Другая стратегия тоже связана с приоритетом «домашнего», «приватного» — однако на сей раз значение частной территории закрепляется не за «литературой», а за противопоставленной ей «реальностью». Происходит своеобразная инверсия: определения «реального» приобретаются за счет усвоения и негативной оценки представлений о «литературном». Иными словами, «внутреннее пространство» авторов «Чисел» — последнее прибежище реальности и подлинности — окружено необозримыми просторами национальной литературы. Традиционные мотивации литературного письма и характерные установки — «литература как творчество», «литература как самовыражение», «литература как памятник» — продолжают воспроизводиться, но лишаются опоры. Собственно, слово «литература» из этих моделей выпадает, — на его место и подставляется слово «смерть» или любые другие конструкции с семантикой предельности. Такая стратегия в высокой степени зависит от доминирующих, нормативных языков, принятых в эмигрантском сообществе для разговора о литературе, и постоянно согласуется с этими языками, апеллирует и адаптируется к ним. Декларативное неприятие литературной конвенции здесь сочетается с поиском коллективных форм самоопределения, в результате чего «молодая эмигрантская литература» провозглашается существующей и несуществующей одновременно. В статье, написанной за двадцать лет до «Незамеченного поколения», Владимир Варшавский очерчивает границы «новой литературы» следующим образом: «В известном смысле она существует именно потому, что ее нету: нету как материала для историко-литературных и формально критических исследований; нету как общественного факта, вообще ее нету на поверхности бытия. В каком-то смысле она существует почти только как ненаписанная белая страница, и тем не менее — она существует реальнее, чем многие „факты“, и, находясь на стороне „сущности“ против общественности, тем самым является современной литературой» [510] .
510
Варшавский В. О «герое» эмигрантской молодой литературы. // Числа. 1932. Кн. 6. С 167.
ЗАКЛЮЧЕНИЕ
Итак, мы имели дело с весьма специфическим объектом исследования. Более или менее оформившись в полемических статьях с предельно общими названиями («О литературе в эмиграции», «Вокруг „Чисел“», «Около важного», «Человек 30-х годов») и получив несколько десятилетий спустя благодаря Владимиру Варшавскому имя, он настоятельно требует внимания грядущих историков; но ни одна монография не лишит его главного — способности всякий раз оставаться невидимым и незаметным. Роль грядущего историка, призванного восстановить справедливость, никогда не сможет быть сыграна удовлетворительно — любого, даже самого отчаянного усилия недостаточно для того, чтобы вернуть «незамеченному поколению» отнятую «самой историей» славу.

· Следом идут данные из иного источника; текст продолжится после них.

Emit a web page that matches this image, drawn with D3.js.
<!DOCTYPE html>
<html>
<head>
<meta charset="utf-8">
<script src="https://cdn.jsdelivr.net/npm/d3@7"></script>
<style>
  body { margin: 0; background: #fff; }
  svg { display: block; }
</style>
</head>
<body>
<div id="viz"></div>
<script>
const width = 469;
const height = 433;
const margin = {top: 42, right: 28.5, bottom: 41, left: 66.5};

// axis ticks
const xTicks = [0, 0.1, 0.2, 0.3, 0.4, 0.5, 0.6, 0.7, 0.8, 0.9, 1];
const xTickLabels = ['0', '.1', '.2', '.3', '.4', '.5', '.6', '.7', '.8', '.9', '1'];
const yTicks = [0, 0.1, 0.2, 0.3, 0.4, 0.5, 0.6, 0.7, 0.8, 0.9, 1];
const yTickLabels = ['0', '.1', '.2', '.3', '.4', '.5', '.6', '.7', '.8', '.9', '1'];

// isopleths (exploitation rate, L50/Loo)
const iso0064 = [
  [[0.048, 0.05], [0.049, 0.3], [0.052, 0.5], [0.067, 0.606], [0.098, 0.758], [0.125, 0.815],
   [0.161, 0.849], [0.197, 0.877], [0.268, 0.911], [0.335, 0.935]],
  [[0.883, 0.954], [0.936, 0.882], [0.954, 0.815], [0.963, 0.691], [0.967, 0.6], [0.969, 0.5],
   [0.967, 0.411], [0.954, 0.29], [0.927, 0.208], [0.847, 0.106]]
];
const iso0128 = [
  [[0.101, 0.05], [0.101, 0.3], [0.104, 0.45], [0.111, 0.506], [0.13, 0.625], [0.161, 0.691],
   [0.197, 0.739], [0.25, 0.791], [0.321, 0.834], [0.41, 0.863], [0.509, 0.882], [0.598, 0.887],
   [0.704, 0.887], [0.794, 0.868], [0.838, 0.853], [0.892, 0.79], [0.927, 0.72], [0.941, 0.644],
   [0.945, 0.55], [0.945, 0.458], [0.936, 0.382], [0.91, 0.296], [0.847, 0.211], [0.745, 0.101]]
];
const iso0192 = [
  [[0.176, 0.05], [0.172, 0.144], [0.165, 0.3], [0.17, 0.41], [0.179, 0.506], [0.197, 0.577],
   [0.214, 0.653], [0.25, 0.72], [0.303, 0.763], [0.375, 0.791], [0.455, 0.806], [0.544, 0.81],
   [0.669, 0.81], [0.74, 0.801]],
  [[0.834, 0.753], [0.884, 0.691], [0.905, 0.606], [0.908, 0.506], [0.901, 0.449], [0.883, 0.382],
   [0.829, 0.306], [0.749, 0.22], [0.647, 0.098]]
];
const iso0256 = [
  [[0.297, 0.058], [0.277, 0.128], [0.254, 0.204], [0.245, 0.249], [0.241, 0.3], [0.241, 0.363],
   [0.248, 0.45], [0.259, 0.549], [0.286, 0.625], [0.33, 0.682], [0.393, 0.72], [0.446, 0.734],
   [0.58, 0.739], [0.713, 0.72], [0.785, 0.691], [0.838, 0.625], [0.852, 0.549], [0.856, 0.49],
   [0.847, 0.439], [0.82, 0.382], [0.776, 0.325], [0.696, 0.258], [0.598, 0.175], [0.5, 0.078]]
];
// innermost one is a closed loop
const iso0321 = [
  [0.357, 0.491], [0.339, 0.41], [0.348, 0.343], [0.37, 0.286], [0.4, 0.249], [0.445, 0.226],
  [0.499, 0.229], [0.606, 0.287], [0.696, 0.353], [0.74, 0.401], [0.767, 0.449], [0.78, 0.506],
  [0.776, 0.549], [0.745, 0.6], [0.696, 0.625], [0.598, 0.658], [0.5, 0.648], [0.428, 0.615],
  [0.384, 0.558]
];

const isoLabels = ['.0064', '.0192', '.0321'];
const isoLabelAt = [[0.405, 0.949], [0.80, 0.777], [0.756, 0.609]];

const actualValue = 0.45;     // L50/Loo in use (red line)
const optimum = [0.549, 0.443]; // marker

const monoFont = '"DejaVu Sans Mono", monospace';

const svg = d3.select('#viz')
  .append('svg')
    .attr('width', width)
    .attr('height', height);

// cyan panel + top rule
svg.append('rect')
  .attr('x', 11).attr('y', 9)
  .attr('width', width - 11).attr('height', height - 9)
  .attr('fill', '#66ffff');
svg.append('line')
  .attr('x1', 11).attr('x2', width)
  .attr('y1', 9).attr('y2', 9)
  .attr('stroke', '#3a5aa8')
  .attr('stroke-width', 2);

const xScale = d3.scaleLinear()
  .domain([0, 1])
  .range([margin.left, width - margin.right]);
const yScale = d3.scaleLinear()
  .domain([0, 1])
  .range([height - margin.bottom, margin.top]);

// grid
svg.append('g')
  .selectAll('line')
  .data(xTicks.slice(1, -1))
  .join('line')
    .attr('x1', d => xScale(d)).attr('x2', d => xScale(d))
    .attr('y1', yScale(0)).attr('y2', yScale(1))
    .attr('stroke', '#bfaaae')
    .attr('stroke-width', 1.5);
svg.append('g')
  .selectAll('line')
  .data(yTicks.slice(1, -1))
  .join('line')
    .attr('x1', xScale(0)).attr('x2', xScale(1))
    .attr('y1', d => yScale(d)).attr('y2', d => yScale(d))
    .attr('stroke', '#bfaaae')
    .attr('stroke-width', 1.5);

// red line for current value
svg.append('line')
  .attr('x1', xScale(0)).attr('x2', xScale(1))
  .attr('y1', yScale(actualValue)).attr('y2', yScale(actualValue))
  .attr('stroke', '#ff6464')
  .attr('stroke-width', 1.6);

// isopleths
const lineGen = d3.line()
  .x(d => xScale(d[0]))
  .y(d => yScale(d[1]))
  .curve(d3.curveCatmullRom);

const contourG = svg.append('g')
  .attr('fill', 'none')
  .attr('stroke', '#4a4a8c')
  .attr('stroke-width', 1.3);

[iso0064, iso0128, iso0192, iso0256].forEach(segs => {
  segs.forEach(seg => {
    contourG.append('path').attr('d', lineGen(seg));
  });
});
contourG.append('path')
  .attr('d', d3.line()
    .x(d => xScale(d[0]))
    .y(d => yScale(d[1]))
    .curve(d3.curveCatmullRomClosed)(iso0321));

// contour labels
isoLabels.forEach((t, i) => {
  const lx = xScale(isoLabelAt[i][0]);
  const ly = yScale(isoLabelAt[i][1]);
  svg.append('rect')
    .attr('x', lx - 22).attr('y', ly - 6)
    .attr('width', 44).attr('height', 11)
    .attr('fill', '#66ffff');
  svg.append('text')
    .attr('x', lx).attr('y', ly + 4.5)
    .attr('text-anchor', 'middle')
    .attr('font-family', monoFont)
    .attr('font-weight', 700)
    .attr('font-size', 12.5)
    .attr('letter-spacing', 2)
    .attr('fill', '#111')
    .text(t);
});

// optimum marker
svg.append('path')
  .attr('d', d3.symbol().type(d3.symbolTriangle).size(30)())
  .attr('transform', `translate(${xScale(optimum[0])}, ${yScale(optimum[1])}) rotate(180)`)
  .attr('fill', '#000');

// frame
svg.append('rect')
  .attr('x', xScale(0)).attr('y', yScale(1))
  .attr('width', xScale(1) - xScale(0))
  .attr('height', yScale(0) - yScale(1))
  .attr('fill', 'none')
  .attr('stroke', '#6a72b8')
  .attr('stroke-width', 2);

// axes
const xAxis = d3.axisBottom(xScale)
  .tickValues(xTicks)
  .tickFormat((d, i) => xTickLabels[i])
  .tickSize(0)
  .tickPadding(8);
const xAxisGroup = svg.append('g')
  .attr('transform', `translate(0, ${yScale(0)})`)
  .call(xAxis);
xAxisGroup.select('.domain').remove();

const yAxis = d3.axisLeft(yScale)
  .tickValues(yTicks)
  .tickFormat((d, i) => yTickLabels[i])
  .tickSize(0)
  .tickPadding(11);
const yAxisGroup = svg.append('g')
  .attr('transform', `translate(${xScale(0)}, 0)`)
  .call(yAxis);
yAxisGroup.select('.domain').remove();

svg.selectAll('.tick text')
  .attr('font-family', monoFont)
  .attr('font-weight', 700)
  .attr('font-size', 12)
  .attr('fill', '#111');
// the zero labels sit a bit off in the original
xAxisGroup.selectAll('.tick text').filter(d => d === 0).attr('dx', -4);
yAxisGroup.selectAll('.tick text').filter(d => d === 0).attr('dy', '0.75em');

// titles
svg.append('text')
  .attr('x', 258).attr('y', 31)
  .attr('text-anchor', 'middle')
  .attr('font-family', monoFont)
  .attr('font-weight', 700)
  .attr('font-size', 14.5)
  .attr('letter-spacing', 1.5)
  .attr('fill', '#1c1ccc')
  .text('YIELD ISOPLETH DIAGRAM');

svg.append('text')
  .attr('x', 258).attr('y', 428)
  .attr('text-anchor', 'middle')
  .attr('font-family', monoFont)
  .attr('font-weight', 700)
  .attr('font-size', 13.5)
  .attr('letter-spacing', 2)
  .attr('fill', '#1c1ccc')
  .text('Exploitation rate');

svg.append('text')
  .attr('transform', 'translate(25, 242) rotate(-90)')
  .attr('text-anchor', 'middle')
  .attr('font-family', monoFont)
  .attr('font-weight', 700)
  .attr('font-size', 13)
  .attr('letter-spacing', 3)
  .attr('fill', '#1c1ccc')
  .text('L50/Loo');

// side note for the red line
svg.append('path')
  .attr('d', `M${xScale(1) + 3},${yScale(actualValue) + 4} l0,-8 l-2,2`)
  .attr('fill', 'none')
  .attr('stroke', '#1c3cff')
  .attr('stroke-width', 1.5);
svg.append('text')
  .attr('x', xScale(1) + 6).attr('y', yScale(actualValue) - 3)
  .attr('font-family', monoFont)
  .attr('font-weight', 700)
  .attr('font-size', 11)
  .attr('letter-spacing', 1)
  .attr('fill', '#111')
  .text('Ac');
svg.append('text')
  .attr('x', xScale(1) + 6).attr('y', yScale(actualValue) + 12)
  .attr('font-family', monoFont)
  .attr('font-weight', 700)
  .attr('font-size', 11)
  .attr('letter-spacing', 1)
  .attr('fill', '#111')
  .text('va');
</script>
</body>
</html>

Зазор между славой и неизвестностью, в который вписано «незамеченное поколение», появляется задолго до книги Варшавского: этот зазор создают постоянные ревизии достижений, ревностный подсчет ярких фигур и проведенных в эмиграции лет, непрерывное выяснение размеров внесенного вклада, тревожные вопросы о том, состоялась ли «эмигрантская литература». Для нас здесь важна безоговорочная убежденность в том, что вклад должен быть внесен, и немалый, а яркие фигуры — предъявлены. Варьируя знаки, указывающие на невозможность литературы в эмиграции — отсутствие издателя, читателя, гонорара, естественной языковой среды или «родной почвы», способной сделать «творчество писателя радиоактивным» [511] , — наши герои пытаются в короткие сроки сконструировать маленькую модель большой (великой, высокой) литературы. Время, отпущенное этой маленькой Литературе, действительно измеряется годами: в идеале — до возвращения в Россию, фактически — до первых признаков ассимиляции.
511
Цетлин М. О. Эмигрантское // Современные записки. 1927. № 32. Цит. по публ.: Критика русского зарубежья: В 2 ч. М., 2002. Ч. 1. С. 213.